Teror dan Perpecahan
Hari ini, Irak masih terpuruk dalam perpecahan politik, perseteruan antar kelompok, teror bom dan ketidakberdayaan dalam mengatasi masalah pemerintahan maupun kemasyarakatan. Mereka masih harus bekerja keras untuk bisa membangun kejayaan negeri yang pernah menjadi mercu suar peradaban dunia dan peradaban islam ini.
Alih-alih membangun gedung-gedung sekolah dan pendidikan, mereka lebih perlu dinding-dinding tebal untuk benteng dari ledakan.
Meskipun secara resmi perang telah diakhiri oleh pasukan koalisi, namun tentara-tentara Amerika masih berkeliaran di Irak untuk alasan lain: mencegah terorisme. Setiap saat, bisa saja rumah-rumah warga Irak disatroni pasukan ini dan digeledah atau ditembaki.

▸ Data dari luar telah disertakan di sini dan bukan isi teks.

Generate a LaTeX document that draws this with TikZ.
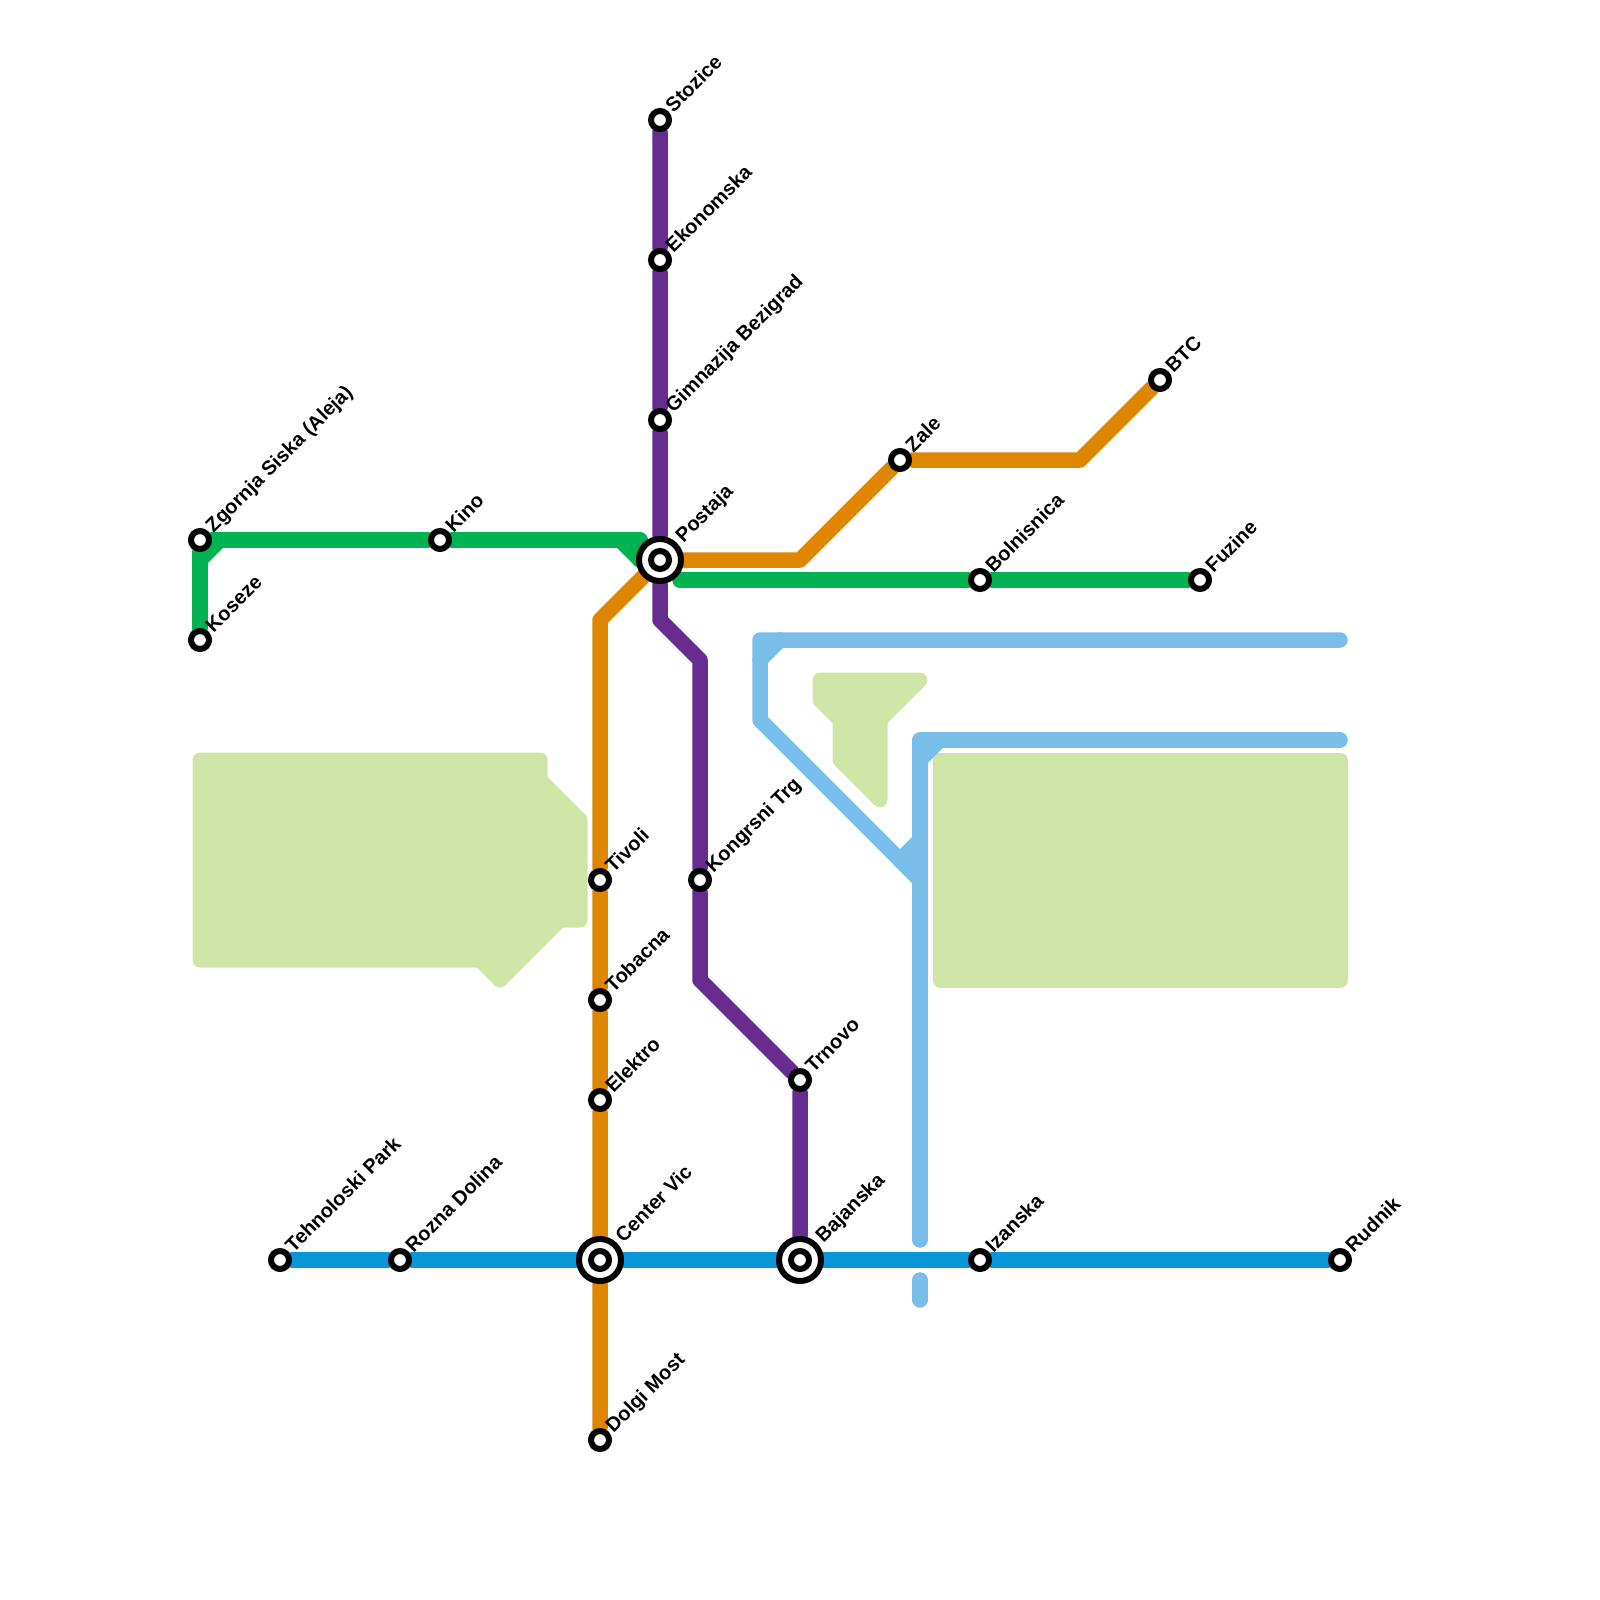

Suasana perang memang sudah mulai hilang di Irak dan generasi baru mereka mulai bisa merasakan kehidupan yang lebih nyaman dan menyenangkan.
Namun Perang Irak sangat perlu untuk dijadikan pelajaran bagi kaum muslimin: tanpa barisan dan persatuan yang kokoh antar negeri-negeri muslim, musuh bisa datang kapan saja memporak-porandakan negeri kita.